WINDHOEK (Reuters) – Dirk Mudge, a white Namibian who began his political life with the pro-Apartheid National Party but later lobbied for Namibia’s independence from South African white-minority rule, has died after contracting COVID-19, aged 92.
He died in a hospital in the capital Windhoek late on Tuesday.
A polarising figure, Mudge’s opponents accused him of delaying Namibia’s independence from neighbour South Africa by setting up a 1975–77 national conference.
It aimed to make small reforms that would appease Namibia’s indigenous population and prevent a full-scale independence war with rebels.
Namibia, a former German colony, had been run by South Africa since World War I, when the latter was under British imperial rule.

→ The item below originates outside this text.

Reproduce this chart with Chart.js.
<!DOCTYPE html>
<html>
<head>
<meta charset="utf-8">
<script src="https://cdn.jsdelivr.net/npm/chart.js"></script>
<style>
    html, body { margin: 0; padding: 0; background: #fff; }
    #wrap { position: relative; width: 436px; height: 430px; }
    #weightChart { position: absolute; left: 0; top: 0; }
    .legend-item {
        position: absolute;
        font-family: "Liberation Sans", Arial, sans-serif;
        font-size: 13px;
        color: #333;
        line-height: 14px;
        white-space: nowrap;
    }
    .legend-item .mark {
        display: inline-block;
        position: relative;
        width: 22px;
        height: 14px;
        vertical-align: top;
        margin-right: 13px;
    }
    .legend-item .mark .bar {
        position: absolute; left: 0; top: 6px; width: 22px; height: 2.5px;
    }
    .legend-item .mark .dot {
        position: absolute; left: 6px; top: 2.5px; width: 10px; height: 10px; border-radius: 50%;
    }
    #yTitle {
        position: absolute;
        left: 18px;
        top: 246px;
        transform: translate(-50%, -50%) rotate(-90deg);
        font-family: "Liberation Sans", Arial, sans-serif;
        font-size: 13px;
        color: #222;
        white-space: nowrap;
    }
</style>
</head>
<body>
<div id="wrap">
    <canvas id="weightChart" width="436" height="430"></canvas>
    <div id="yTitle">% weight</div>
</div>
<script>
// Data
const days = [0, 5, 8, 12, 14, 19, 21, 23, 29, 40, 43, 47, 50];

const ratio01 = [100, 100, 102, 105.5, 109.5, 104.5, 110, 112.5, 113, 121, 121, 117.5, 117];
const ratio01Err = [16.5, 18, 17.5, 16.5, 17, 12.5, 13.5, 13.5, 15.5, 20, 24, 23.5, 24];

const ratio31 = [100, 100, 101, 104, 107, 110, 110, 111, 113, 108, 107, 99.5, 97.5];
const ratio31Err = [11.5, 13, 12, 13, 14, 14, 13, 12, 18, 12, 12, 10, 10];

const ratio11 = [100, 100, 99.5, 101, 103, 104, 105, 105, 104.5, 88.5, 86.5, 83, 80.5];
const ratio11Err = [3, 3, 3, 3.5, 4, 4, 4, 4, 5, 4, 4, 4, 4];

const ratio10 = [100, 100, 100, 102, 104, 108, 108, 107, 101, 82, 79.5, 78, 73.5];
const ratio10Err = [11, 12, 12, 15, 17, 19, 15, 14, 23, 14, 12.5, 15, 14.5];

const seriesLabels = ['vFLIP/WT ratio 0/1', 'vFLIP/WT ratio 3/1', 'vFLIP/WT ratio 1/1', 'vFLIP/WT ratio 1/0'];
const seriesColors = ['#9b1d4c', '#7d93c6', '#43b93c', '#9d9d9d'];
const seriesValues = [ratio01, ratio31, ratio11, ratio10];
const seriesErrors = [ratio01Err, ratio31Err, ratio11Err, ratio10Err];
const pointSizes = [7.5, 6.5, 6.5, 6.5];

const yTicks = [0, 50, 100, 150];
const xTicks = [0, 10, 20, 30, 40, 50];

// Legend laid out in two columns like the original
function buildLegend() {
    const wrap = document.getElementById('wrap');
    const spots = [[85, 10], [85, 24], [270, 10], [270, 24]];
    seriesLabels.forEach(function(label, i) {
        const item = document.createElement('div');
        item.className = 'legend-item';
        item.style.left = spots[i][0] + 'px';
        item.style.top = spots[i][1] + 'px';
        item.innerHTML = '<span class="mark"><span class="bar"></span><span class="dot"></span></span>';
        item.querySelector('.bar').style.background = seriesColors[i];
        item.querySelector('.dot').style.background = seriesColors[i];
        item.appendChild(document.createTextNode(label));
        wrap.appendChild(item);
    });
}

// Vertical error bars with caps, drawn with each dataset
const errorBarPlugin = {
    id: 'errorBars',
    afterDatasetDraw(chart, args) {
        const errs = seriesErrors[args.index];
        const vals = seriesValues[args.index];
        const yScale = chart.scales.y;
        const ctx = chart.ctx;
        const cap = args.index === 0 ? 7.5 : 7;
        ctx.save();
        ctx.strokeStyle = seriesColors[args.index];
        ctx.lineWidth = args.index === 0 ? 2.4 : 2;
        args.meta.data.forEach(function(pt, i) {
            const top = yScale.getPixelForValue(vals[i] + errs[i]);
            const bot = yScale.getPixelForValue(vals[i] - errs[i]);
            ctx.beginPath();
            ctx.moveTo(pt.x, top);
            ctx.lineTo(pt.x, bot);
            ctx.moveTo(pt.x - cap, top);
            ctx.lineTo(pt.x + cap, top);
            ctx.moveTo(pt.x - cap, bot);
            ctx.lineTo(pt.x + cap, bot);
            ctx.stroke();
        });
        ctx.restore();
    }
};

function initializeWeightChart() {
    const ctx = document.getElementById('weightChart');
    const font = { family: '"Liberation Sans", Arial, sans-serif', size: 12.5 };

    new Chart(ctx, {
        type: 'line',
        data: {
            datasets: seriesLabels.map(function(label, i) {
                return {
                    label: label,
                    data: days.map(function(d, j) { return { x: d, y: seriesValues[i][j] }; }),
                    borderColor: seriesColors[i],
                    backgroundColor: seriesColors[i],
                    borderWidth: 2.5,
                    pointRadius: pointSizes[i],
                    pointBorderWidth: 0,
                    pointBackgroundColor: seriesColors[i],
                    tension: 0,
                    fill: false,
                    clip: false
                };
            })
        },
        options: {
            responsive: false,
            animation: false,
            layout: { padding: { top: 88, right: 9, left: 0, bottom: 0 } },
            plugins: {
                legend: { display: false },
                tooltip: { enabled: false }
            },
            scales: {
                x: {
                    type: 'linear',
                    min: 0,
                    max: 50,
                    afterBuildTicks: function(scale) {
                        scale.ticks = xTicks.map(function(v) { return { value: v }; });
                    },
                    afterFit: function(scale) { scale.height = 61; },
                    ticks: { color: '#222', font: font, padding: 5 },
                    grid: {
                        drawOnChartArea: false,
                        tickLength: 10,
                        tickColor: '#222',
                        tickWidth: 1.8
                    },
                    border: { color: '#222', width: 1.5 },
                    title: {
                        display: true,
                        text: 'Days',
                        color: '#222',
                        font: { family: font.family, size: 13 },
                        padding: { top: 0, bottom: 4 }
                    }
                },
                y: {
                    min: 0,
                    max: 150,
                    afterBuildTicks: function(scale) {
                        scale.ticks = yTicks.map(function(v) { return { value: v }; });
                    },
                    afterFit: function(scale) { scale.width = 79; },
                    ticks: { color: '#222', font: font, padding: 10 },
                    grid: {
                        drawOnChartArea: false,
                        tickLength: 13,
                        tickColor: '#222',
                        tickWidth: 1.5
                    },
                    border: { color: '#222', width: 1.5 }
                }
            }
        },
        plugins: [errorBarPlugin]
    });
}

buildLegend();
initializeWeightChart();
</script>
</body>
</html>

It only achieved independence in 1990, nearly six decades after Britain relinquished control of South Africa, whose settler Afrikaner community went on to create Apartheid.
Mudge joined the Namibian branch of the white nationalist party in 1955, but later realised that its white rulers’ best interests lay in negotiating with the black majority to open up to democracy – much as F.W. de Klerk later did in South Africa.
“Although we represented different political backgrounds and ideals … Dirk Mudge … was a leader who was willing to make compromises in the interest of peace and a new Namibia,” Namibian President Hage Geingob said in a statement.